Landtag streitet über Kosten für Klimaproteste
Ob Klimakleber für Polizeieinsätze zahlen sollen, bleibt im Landtag umstritten. CDU und Grüne sind sich bei diesem Thema nicht einig. Und die FDP findet manches Argument "unvertretbar".
Bedenkt man, wie sehr die Aktionen der Klimakleber bei manchem den Puls hochschnellen lassen, lief die Landtagsdebatte geradezu friedlich ab: Dass die Aktionen der sogenannten "Letzten Generation" Konsequenzen haben müssen, wenn dabei gegen Gesetze verstoßen wird, ist weitgehend unstrittig. Die FDP fordert aber, dass Klimakleber für den Polizeieinsatz zahlen sollen.
Buchholz sieht in Protesten Nötigung
"Derjenige, der fahrlässig dreimal seine Alarmanlage ausgelöst hat, der wird zur Kasse gebeten, aber derjenige, der bewusst und vorsätzlich einen Polizeieinsatz provoziert, der soll nicht zur Kasse gebeten werden", sagt der FDP-Abgeordnete Bernd Buchholz. Das sei nicht in Ordnung. Buchholz sieht in den Protesten eine Nötigung und verweist auf verschiedene Rechtssprechungen. Die Klimakleber setzen sich seines Erachtens über das Demonstrationsrecht hinweg und würden so zu Straftätern. Bisher gab es sechs solcher Proteste in Schleswig-Holstein.
CDU und Grüne uneins
Auch Tim Brockmann von der CDU meint: "Wer, wie die letzte Generation, bewusst das Versammlungsrecht missbraucht, bewusst in die Freiheitsrechte Dritter eingreift, der sollte auch hier in Schleswig- Holstein, genauso wie in anderen Bundesländern, für den gesamten Polizeieinsatz bezahlen." Den Mitgliedern der "Letzten Generation" wirft Brockmann Spaltung vor.
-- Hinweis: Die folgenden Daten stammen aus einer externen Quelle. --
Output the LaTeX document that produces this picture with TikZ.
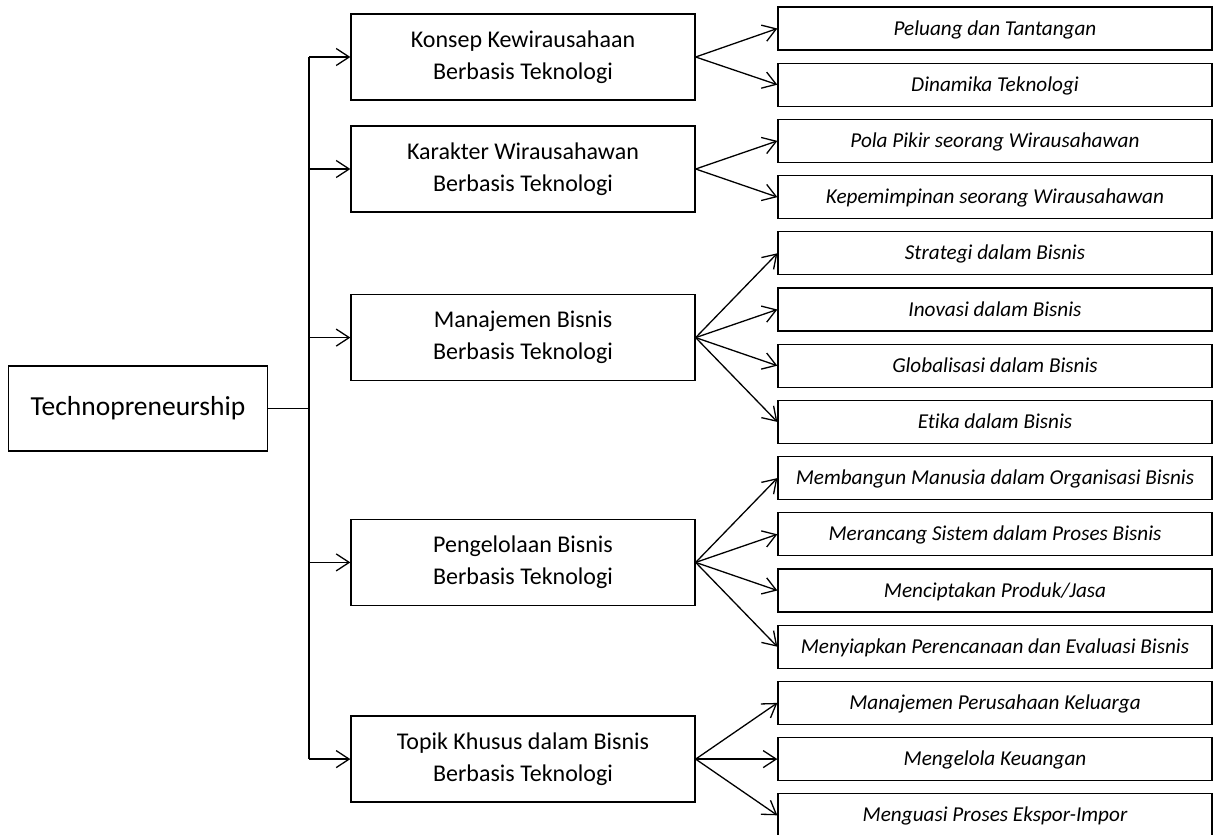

Jan Kürschner von den Grünen stellt diesen Argumenten die gesetzliche Verpflichtung zum Klimaschutz entgegen: "Der deutsche Staat - auch Schleswig-Holstein - ist zum Klimaschutz und Erreichen der Klimaneutralität gesetzlich verpflichtet. Das ist keine grüne Wunschvorstellung", sagt er. Die FDP findet Kürschner, hätte ihre Energie lieber in den Klimaschutz stecken sollen. Sie zündle gegenüber unliebsamen Protesten: Bei den Corona-Protesten schließlich habe die FDP dergleichen nicht gefordert.
Auch richtige Ziele können nerven
Es würden Regeln überschritten bei den Protesten, stellt Niclas Dürbrook von der SPD fest. Im Zweifel leide dadurch die Akeptanz für den Klimaschutz. Um dafür etwas zu tun, gebe es "bessere Mittel als Sekundenkleber und bessere Orte als den Asphalt", so Dürbrook.
Ähnlich sieht es Lars Harms vom SSW. Fürs Ziel der Proteste habe er Verständnis, aber die Demonstranten begeisterten die Menschen nicht: "Ich bin manchmal auch genervt." Ohne Folgen für die Demonstrierenden liefen die Polizeieinsätze aber auch jetzt schon nicht ab: Im Zusammenhang mit den Fällen in Schleswig-Holstein werde wegen Nötigung ermittelt, so Harms.
Innenministerin Sabine Sütterlin-Waack (CDU) ist offen für Diskussionen im Ausschuss - bisher müssen Demonstrierende in Schleswig-Holstein aber nicht zahlen, da das Ministerium eine andere Rechtsauffassung hat. Wenn festgeklebte Aktivisten durch die Polizei vom Asphalt gelöst und weggetragen werden, sei das die Anwendung unmittelbaren Zwangs, so Sütterlin-Waack. Dafür seien in Schleswig-Holstein keine Rechnungen vorgesehen.
Heiligt der Zweck die Mittel?
Der FDP-Abgeordnete Buchholz tritt dann doch noch einmal ans Mikro, weil er die Argumentation des Grünen-Politikers Kürschner für "unvertretbar" hält. Danach rechtfertige der Klimaschutz das Verhalten der Demonstranten. Kürschner spreche ihnen damit quasi "ein Notstandsrecht" zu und das lasse ihn an Kürschers Eignung zum Vorsitzenden des Innen- und Rechtsausschusses zweifeln, so Buchholz.
Kürschner selbst stellt klar, dass er das nicht gesagt habe. Er rät Buchholz, noch einmal die Rede nachzulesen. Der Antrag der FDP, ergänzt Kürschner noch, sei "Unsinn."
Ein wenig schnellte der Puls dann also doch noch nach oben.